Erica Jong (one of those Important Adult Writers) called it ‘a love story – the story of a little boy who loves his grandmother so utterly (and she him) … It is a curious sort of tale but an honest one, which deals with matters of crucial importance to children: smallness, the existence of evil in the world, mourning, separation, death.’
The original draft contained two chapters full of autobiographical details from Dahl’s time at school. This was cut and ended up as the basis for his next book, the memoir ‘Boy’ (1884) with its memorable tale of a trick played with a dead rodent in a sweetie jar.
Matilda (1988) Dahl is often celebrated as one of his most humane stories, with its cast of angelic teachers and unfortunate children at the mercy of the terrible Trunchbull. But Matilda herself, defined by her love of books, is never over sentimentalised. In fact in the original draft Dahl cast her as a practical joker who is ‘born wicked’ and comes to the aid, not of Miss Honey, but Miss Hayes, a lady with a gambling problem, which Matilda puts right by fixing a horse race with her magic eyes.
The final draft makes Matilda’s victims are far more deserving of their fate.

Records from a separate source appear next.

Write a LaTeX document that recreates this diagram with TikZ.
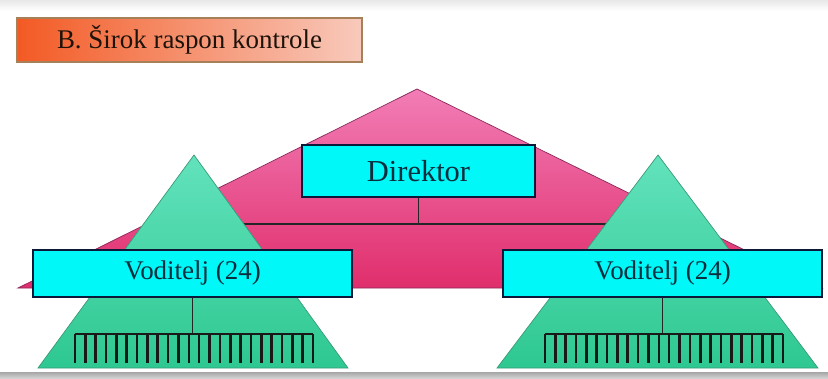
\documentclass[tikz,border=0pt]{standalone}
\usepackage{fontspec}
\setmainfont{Liberation Serif}
\usepackage{xcolor}
\usetikzlibrary{positioning}

\definecolor{pinktop}{HTML}{F27DB6}
\definecolor{pinkbot}{HTML}{E02E6C}
\definecolor{pinkedge}{HTML}{8A2A5A}
\definecolor{greentop}{HTML}{62E2BC}
\definecolor{greenbot}{HTML}{2EC891}
\definecolor{greenedge}{HTML}{3A9A78}
\definecolor{boxfill}{HTML}{00F8F8}
\definecolor{boxedge}{HTML}{0C1838}
\definecolor{boxtext}{HTML}{0A2E3E}
\definecolor{titleleft}{HTML}{F35A24}
\definecolor{titleright}{HTML}{F8CABC}

\begin{document}
\begin{tikzpicture}[x=0.03cm,y=-0.03cm,
    naslovbox/.style={draw=brown!60!gray,line width=1pt,left color=titleleft,right color=titleright,
      text=black!85!brown,font=\fontsize{23}{26}\selectfont,inner sep=0pt},
    vodjabox/.style={draw=boxedge,line width=1.6pt,fill=boxfill,text=boxtext,inner sep=0pt},
    piramida/.style={top color=greentop,bottom color=greenbot,draw=greenedge,line width=0.6pt},
    crta/.style={draw=black!85,line width=1.2pt},
    zob/.style={draw=black!90,line width=2.2pt}]
\useasboundingbox (0,0) rectangle (828,378);
% page edges
\shade[top color=gray!18,bottom color=white] (0,0) rectangle (828,11);
\shade[top color=gray!70,bottom color=gray!35] (0,372) rectangle (828,378);

% title
\node[naslovbox,minimum width=345*0.03cm,minimum height=44*0.03cm] (naslov) at (189.5,40) {B. Širok raspon kontrole};

% big pyramid
\shade[top color=pinktop,bottom color=pinkbot,draw=pinkedge,line width=0.6pt] (18,288) -- (417,89) -- (822,288) -- cycle;

\node[vodjabox,minimum width=233*0.03cm,minimum height=52*0.03cm,font=\fontsize{26}{28}\selectfont] (direktor) at (418.5,171) {Direktor};
\coordinate (vrhL) at (192.5,250);
\coordinate (vrhR) at (662.5,250);
\draw[crta] (direktor.south) -- ++(0,26) -| (vrhL);
\draw[crta] (direktor.south) ++(0,26) -| (vrhR);

% small pyramids
\shade[piramida] (38,368) -- (194,155) -- (348,368) -- cycle;
\shade[piramida] (497,368) -- (658,155) -- (818,368) -- cycle;

\node[vodjabox,minimum width=319*0.03cm,minimum height=47*0.03cm,font=\fontsize{23}{26}\selectfont] (vodL) at (192.5,273.5) {Voditelj (24)};
\node[vodjabox,minimum width=319*0.03cm,minimum height=47*0.03cm,font=\fontsize{23}{26}\selectfont] (vodR) at (662.5,273.5) {Voditelj (24)};

% 24 workers under each
\foreach \v/\xl in {vodL/75,vodR/545} {
  \draw[crta] (\v.south) -- ++(0,37);
  \draw[zob] (\xl,334) -- (\xl+238,334);
  \foreach \i in {0,...,23}
    \draw[zob] (\xl+\i*10.348,334) -- ++(0,29);
}
\end{tikzpicture}
\end{document}
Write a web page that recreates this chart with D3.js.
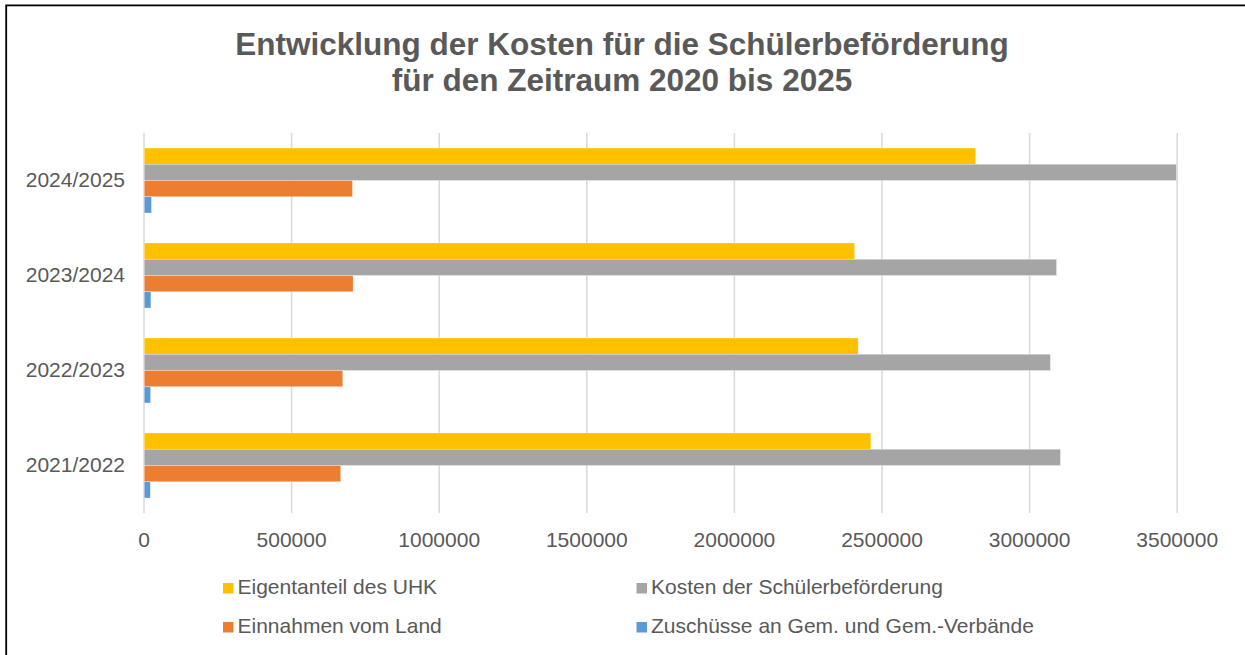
<!DOCTYPE html>
<html>
<head>
<meta charset="utf-8">
<script src="https://cdn.jsdelivr.net/npm/d3@7"></script>
<style>
  body { margin: 0; background: #fff; }
  svg { display: block; font-family: Arial, "Liberation Sans", sans-serif; }
</style>
</head>
<body>
<svg id="chart"></svg>
<script>
// categories shown bottom to top in the picture
const categories = ["2021/2022", "2022/2023", "2023/2024", "2024/2025"];
const seriesNames = [
    "Eigentanteil des UHK",
    "Kosten der Schülerbeförderung",
    "Einnahmen vom Land",
    "Zuschüsse an Gem. und Gem.-Verbände"
];
const eigenanteil = [2464000, 2421000, 2409000, 2819000];
const kosten = [3106000, 3072000, 3093000, 3499000];
const einnahmen = [668000, 675000, 710000, 708000];
const zuschuesse = [23000, 24000, 25000, 27000];
const xTicks = [0, 500000, 1000000, 1500000, 2000000, 2500000, 3000000, 3500000];
const colors = ["#FFC000", "#A5A5A5", "#ED7D31", "#5B9BD5"];

const values = [eigenanteil, kosten, einnahmen, zuschuesse];
const rows = categories.map((c, i) => ({
    cat: c,
    vals: seriesNames.map((s, j) => ({ name: s, value: values[j][i], color: colors[j] }))
}));

const width = 1245, height = 655;
const plot = { left: 143.5, right: 1176.7, top: 133, bottom: 513 };
const textColor = "#595959";

const svg = d3.select("#chart")
    .attr("width", width)
    .attr("height", height)
    .attr("viewBox", `0 0 ${width} ${height}`);

// frame (only top and left edges fall inside the picture)
svg.append("rect")
    .attr("x", 6.2).attr("y", 5.4)
    .attr("width", width + 20).attr("height", height + 20)
    .attr("fill", "#fff")
    .attr("stroke", "#000")
    .attr("stroke-width", 1.8);

// title
const title = svg.append("text")
    .attr("text-anchor", "middle")
    .attr("fill", textColor)
    .attr("font-weight", "bold")
    .attr("font-size", 31.5);
title.append("tspan").attr("x", 622).attr("y", 55).text("Entwicklung der Kosten für die Schülerbeförderung");
title.append("tspan").attr("x", 622).attr("y", 91).text("für den Zeitraum 2020 bis 2025");

const x = d3.scaleLinear()
    .domain([0, 3500000])
    .range([plot.left, plot.right]);

const y0 = d3.scaleBand()
    .domain(categories.slice().reverse())
    .range([plot.top, plot.bottom]);

const y1 = d3.scaleBand()
    .domain(seriesNames)
    .range([0, y0.bandwidth()])
    .paddingInner(0)
    .paddingOuter(0.923);

// gridlines + x labels
const xAxis = svg.append("g")
    .attr("transform", `translate(0,${plot.bottom})`)
    .call(d3.axisBottom(x)
        .tickValues(xTicks)
        .tickFormat(d3.format("d"))
        .tickSize(-(plot.bottom - plot.top)));
xAxis.select(".domain").remove();
xAxis.selectAll(".tick line")
    .attr("stroke", "#d9d9d9")
    .attr("stroke-width", 1.5);
xAxis.selectAll(".tick text")
    .attr("y", 34)
    .attr("dy", 0)
    .attr("fill", textColor)
    .attr("font-size", 21)
    .attr("font-family", "Arial, 'Liberation Sans', sans-serif");

// bars
const groups = svg.append("g")
    .selectAll("g")
    .data(rows)
    .join("g")
    .attr("transform", (d) => `translate(0,${y0(d.cat)})`);

groups.selectAll("rect")
    .data((d) => d.vals)
    .join("rect")
    .attr("x", x(0) + 0.75)
    .attr("y", (d) => y1(d.name))
    .attr("width", (d) => x(d.value) - x(0) - 0.75)
    .attr("height", y1.bandwidth())
    .attr("fill", (d) => d.color)
    .attr("stroke", "#fff")
    .attr("stroke-opacity", 0.5)
    .attr("stroke-width", 0.6);

// category labels
const yAxis = svg.append("g")
    .attr("transform", `translate(${plot.left},0)`)
    .call(d3.axisLeft(y0).tickSize(0).tickPadding(18.5));
yAxis.select(".domain").remove();
yAxis.selectAll(".tick text")
    .attr("fill", textColor)
    .attr("font-size", 21)
    .attr("font-family", "Arial, 'Liberation Sans', sans-serif");

// legend
const legendPos = [
    { x: 223, y: 594 },
    { x: 636.5, y: 594 },
    { x: 223, y: 633 },
    { x: 636.5, y: 633 }
];
const legend = svg.append("g")
    .selectAll("g")
    .data(seriesNames)
    .join("g")
    .attr("transform", (d, i) => `translate(${legendPos[i].x},${legendPos[i].y})`);

legend.append("rect")
    .attr("x", 0)
    .attr("y", -11)
    .attr("width", 10.5)
    .attr("height", 10.5)
    .attr("fill", (d, i) => colors[i]);

legend.append("text")
    .attr("x", 14.5)
    .attr("y", 0)
    .attr("fill", textColor)
    .attr("font-size", 21)
    .text((d) => d);
</script>
</body>
</html>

Her tricks are among Dahl’s most memorable. Some, like the ghostly parrot up the chimney are great farce, while others like the superglue on the hat all too easy to imitate.
By the end of the decade Dahl was physically exhausted by ill health. His Child Power faded, the final reserves of magic were diverted into stories about adults cleverly disguised as children’s books. But he had done enough. The fantastic stories he wrote in the ’80s ran the gamut of childhood experiences and cemented his place in children’s literary Valhalla.